When you’re creating a noframes tag for a framed site, the content of the noframes tags should be exactly identical to the frame set. If it’s not, a search crawler could consider it spam, and then your site would be penalized or even delisted.

Another problem with frames is that search engines often display an internal page on your site in response to a search query. If this internal page does not contain a link to your home page or some form of navigation menu, the user is stuck on that page and is unable to navigate through your site. That means the search crawler is also stuck in that same spot. As a result, the crawler might not index your site.

The solution is to place a link on the page that leads to your home page. In this link, include the attribute TARGET = “_top”. This prevents your site from becoming nested within your own frames, which locks the user on the page they landed on from the search results. It also makes it
possible for crawlers to efficiently crawl your site without getting stuck.

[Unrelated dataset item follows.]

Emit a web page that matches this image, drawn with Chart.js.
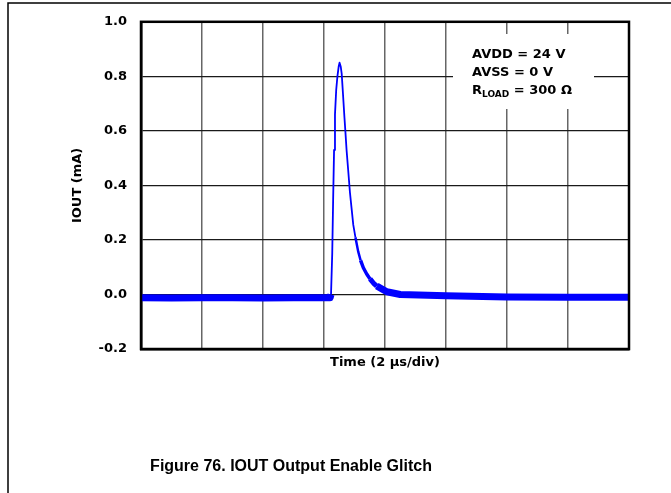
<!DOCTYPE html>
<html><head><meta charset="utf-8">
<script src="https://cdn.jsdelivr.net/npm/chart.js@4/dist/chart.umd.min.js"></script>
<style>html,body{margin:0;padding:0;background:#fff;}canvas{display:block;}</style>
</head><body>
<canvas id="c" width="671" height="493"></canvas>
<script>
// Time axis (µs); 8 divisions of 2 µs
const timeUs = [0, 1.0, 2.0, 3.0, 4.0, 5.0, 6.0, 6.2, 6.23, 6.27, 6.30, 6.33, 6.36, 6.40, 6.44, 6.48, 6.51, 6.55, 6.58, 6.62, 6.67, 6.70, 6.74, 6.79, 6.85, 6.90, 6.96, 7.03, 7.12, 7.20, 7.29, 7.40, 7.51, 7.62, 7.73, 7.90, 8.06, 8.5, 10.0, 12.0, 14.0, 16.0];
// IOUT (mA)
const ioutMA = [-0.012, -0.013, -0.012, -0.012, -0.013, -0.012, -0.012, -0.012, 0.0, 0.15, 0.35, 0.53, 0.66, 0.75, 0.80, 0.835, 0.85, 0.835, 0.81, 0.74, 0.65, 0.60, 0.53, 0.46, 0.375, 0.32, 0.255, 0.21, 0.158, 0.125, 0.098, 0.075, 0.057, 0.042, 0.031, 0.02, 0.010, 0.0, -0.005, -0.009, -0.010, -0.010];
const xGridTicks = [0, 2, 4, 6, 8, 10, 12, 14, 16];
const yTickValues = [-0.2, 0.0, 0.2, 0.4, 0.6, 0.8, 1.0];
const xTitle = 'Time (2 µs/div)';
const yTitle = 'IOUT (mA)';
const caption = 'Figure 76. IOUT Output Enable Glitch';
const annotation = [['AVDD = 24 V'], ['AVSS = 0 V'], ['R', 'LOAD', ' = 300 Ω']];

const chartFont = 'DejaVu Sans';

const extras = {
  id: 'extras',
  beforeDatasetsDraw(chart) {
    const ctx = chart.ctx;
    ctx.save();
    // annotation box
    ctx.fillStyle = '#fff';
    ctx.fillRect(453, 34, 141, 75);
    ctx.fillStyle = '#000';
    ctx.font = 'bold 13px "' + chartFont + '"';
    ctx.textBaseline = 'middle';
    ctx.textAlign = 'left';
    const ys = [55, 73, 91];
    annotation.forEach((parts, i) => {
      let px = 472;
      if (parts.length === 1) {
        ctx.fillText(parts[0], px, ys[i]);
      } else {
        ctx.font = 'bold 13px "' + chartFont + '"';
        ctx.fillText(parts[0], px, ys[i]);
        px += ctx.measureText(parts[0]).width;
        ctx.font = 'bold 9px "' + chartFont + '"';
        ctx.fillText(parts[1], px, ys[i] + 4);
        px += ctx.measureText(parts[1]).width;
        ctx.font = 'bold 13px "' + chartFont + '"';
        ctx.fillText(parts[2], px, ys[i]);
      }
    });
    ctx.restore();
  },
  afterDraw(chart) {
    const ctx = chart.ctx;
    const a = chart.chartArea;
    ctx.save();
    ctx.strokeStyle = '#000';
    ctx.lineWidth = 2.5;
    ctx.strokeRect(a.left, a.top, a.right - a.left, a.bottom - a.top);
    // page frame
    ctx.lineWidth = 1.5;
    ctx.beginPath();
    ctx.moveTo(8, 493); ctx.lineTo(8, 3); ctx.lineTo(671, 3);
    ctx.stroke();
    // caption
    ctx.fillStyle = '#000';
    ctx.font = 'bold 16px "Liberation Sans"';
    ctx.textAlign = 'center';
    ctx.textBaseline = 'middle';
    ctx.fillText(caption, 291, 467);
    ctx.restore();
  }
};

new Chart(document.getElementById('c'), {
  type: 'line',
  data: {
    labels: timeUs,
    datasets: [{
      data: timeUs.map((t, i) => ({x: t, y: ioutMA[i]})),
      borderColor: '#0000ff',
      borderWidth: 1.8,
      pointRadius: 0,
      tension: 0,
      borderJoinStyle: 'round',
      borderCapStyle: 'butt',
      segment: {
        borderWidth: c => {
          const y0 = c.p0.parsed.y, y1 = c.p1.parsed.y;
          if (y1 - y0 > 0.05) return 1.8;      // rising edge stays thin
          const m = Math.min(y0, y1);
          if (m > 0.2) return 1.8;
          if (m > 0.1) return 2.5;
          if (m > 0.05) return 3.5;
          if (m > 0.025) return 5;
          return 7;
        }
      }
    }]
  },
  options: {
    responsive: false,
    animation: false,
    layout: {padding: {left: 0, top: 17, right: 42, bottom: 0}},
    plugins: {legend: {display: false}, tooltip: {enabled: false}, title: {display: false}},
    scales: {
      x: {
        type: 'linear', min: 0, max: 16,
        afterBuildTicks: s => { s.ticks = xGridTicks.map(v => ({value: v})); },
        afterFit: s => { s.height = 144; },
        ticks: {display: false},
        grid: {color: '#666', lineWidth: 1.5, drawTicks: false},
        border: {display: true, color: '#000', width: 2.5},
        title: {display: true, text: xTitle, color: '#000',
          font: {family: chartFont, size: 13, weight: 'bold'}, padding: {top: 0, bottom: 123}}
      },
      y: {
        min: -0.2, max: 1.0,
        afterBuildTicks: s => { s.ticks = yTickValues.map(v => ({value: v})); },
        afterFit: s => { s.width = 141; },
        ticks: {color: '#000', padding: 14, font: {family: chartFont, size: 13, weight: 'bold'},
          callback: v => (Math.abs(v) < 1e-9 ? 0 : v).toFixed(1)},
        grid: {color: '#1a1a1a', lineWidth: 1.3, drawTicks: false},
        border: {display: true, color: '#000', width: 2.5},
        title: {display: true, text: yTitle, color: '#000',
          font: {family: chartFont, size: 13, weight: 'bold'}, padding: {top: 70, bottom: 0}}
      }
    }
  },
  plugins: [extras]
});
</script>
</body></html>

That link back to your home page will probably look something like this:

<a href=”index.html” TARGET = “_top”>Return to Home Page</a>

Frames are difficult to get around when you’re putting SEO strategies into place, but doing so is not entirely impossible. It’s a good idea to avoid frames, but they won’t keep you completely out of search engine rankings. You just have to use a different approach to reaching the rankings that you desire.

Cranky cookies

Cookies are one of those irritating facts of life on the Internet. Users want web sites tailored to them, and cookies are one way companies have found to do that. When users enter the site and customize some feature of it, a small piece of code — the cookie — is placed on the user’s hard drive. Then, when the user returns to the site in the future, that cookie can be accessed, and the user’s preferences executed.

When cookies work properly, they’re an excellent tool for web designers. When they don’t work as they should, the problems begin. So what constitutes a problem? The main issue with cookies is that some browsers allow users to set how cookies will be delivered to them. And some source code prompts the user to be asked before a cookie is accepted. When this happens, the search engine crawler is effectively stopped in its tracks, and it doesn’t pick back up where it stopped once the cookies are delivered. Also, any navigation that requires cookies will cause the crawler
to be unable to index the pages.

How do you overcome this issue? The only answer is to code cookies to ensure that the source code is not designed to query the user before the cookie is delivered.